Sustainable Metal Cloud achieves record AI efficiency with new tech
Sustainable Metal Cloud (SMC) has announced a significant breakthrough in AI training efficiency through the use of Firmus Technologies' single-phase immersion cooling technology. The AI GPU cloud platform, which leverages this innovative cooling method, has demonstrated remarkable energy savings and performance improvements in the latest MLPerf training benchmarks.
SMC's recent submission to the MLPerf training benchmarks, a benchmark suite for machine learning training performance, utilised GPT-3 175B and 512 H100 Tensor Core GPUs. The submission showcased SMC's capability to achieve world-class performance while significantly cutting energy consumption. Compared to traditional air-cooled data centres, SMC's platform offers up to 50% energy savings, thereby reducing both the cost and the carbon footprint of AI development.

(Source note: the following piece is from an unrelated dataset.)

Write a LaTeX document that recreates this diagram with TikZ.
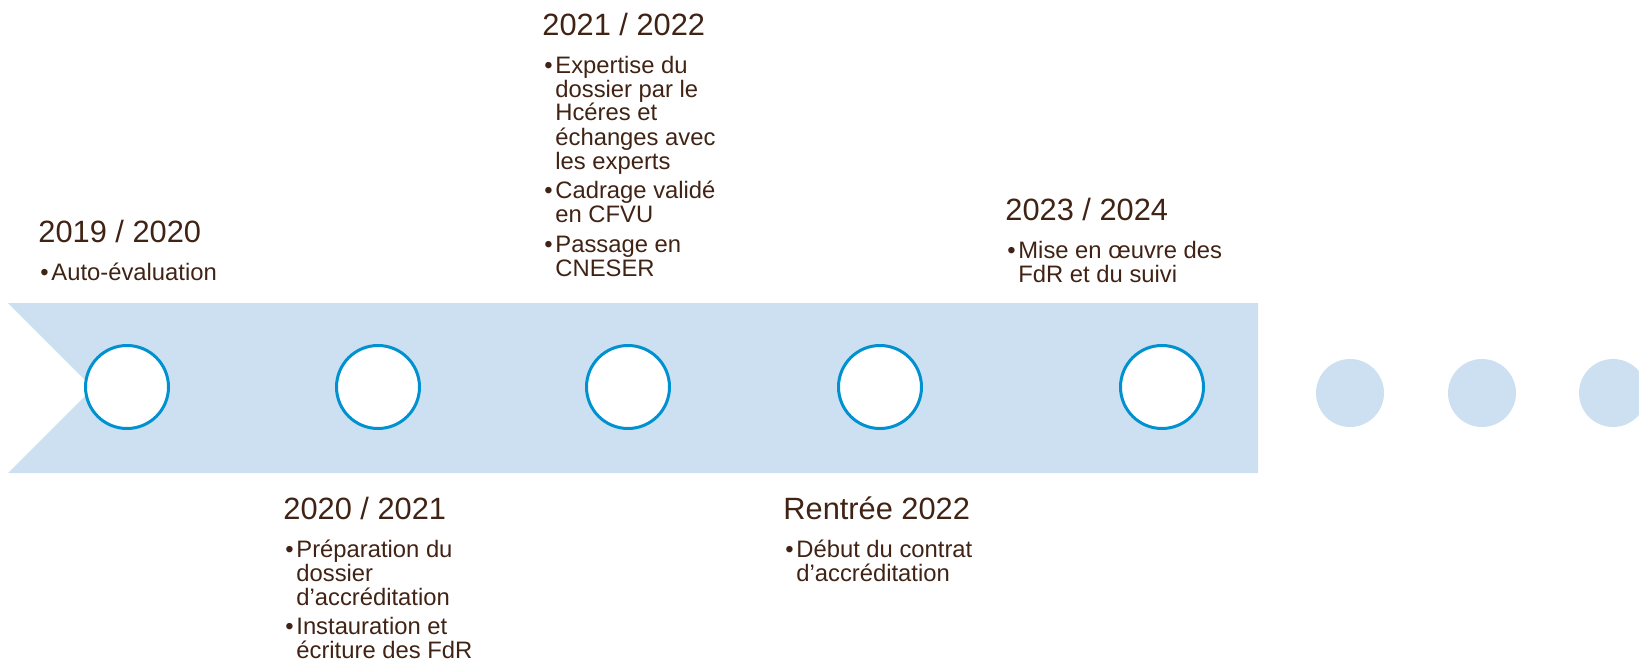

David Kanter, Executive Director of MLCommons, commended SMC's efforts, stating, "It's fantastic to see Sustainable Metal Cloud (SMC), one of our newest members, submit to MLPerf Training with our first-ever power measurements." He added, "SMC's release establishes a baseline for best practice power consumption. The MLPerf benchmarks help buyers understand how systems perform on relevant workloads. The addition of the new power consumption benchmark gives our members, buyers, and the entire AI community a new way to rate energy efficiency and environmental impact."
Edward Pretty, Chairman of SMC, expressed his enthusiasm about the results. "We are thrilled to be a part of MLCommons and contribute to advancements in energy-efficient AI training," he said. "These results, verified by MLCommons members, validate the transformative power of our Sustainable AI Factories in reducing the environmental impact of large-scale AI. As the demand for AI grows, addressing resource consumption is critical."
The cornerstone of SMC's Sustainable AI Factories is its single-phase immersion cooling technology. This method involves submerging the servers directly into a liquid tank, thus eliminating the need for energy-intensive fans and air conditioning systems. This innovative cooling technique results in a 30% energy saving at the server level, with an additional 20% energy saving achieved by retrofitting the immersion platform into traditional air-cooled data centres.
David Kanter further remarked, "As a community, it's important that we can measure things, so we can improve them. I hope SMC's initial results will help drive transparency around the power consumption of AI training. This is an example of why MLCommons exists - to bring the best of industry together and have new, scaling tech platforms benchmarked against the world's largest infrastructure providers."
Additionally, SMC's collaboration with technology partners such as NVIDIA has led to further optimisations. By adopting an enhanced VBOOST-enabled software stack, the company achieved further energy reductions, lowering consumption to 451kWh and registering a 7% performance improvement. This positions SMC's customer cloud training performance environment just 6% below NVIDIA's flagship Eos AI supercomputer, although this result has not been verified by MLCommons Association.
SMC's commitment to sustainability aims not only at achieving industry-leading efficiency but also at making sustainable AI accessible. By minimising the environmental impact and delivering cost savings, the company strives to democratise AI technology. SMC is actively involved in MLCommons to both showcase its technology and contribute to setting industry standards for energy-efficient AI training.
Moving forward, Sustainable Metal Cloud remains dedicated to supporting the development of advanced AI models and promoting the broader adoption of energy-efficient AI technologies. The company continues to invest in research to ensure its platform delivers top-tier performance for next-generation AI workloads while minimising environmental impact.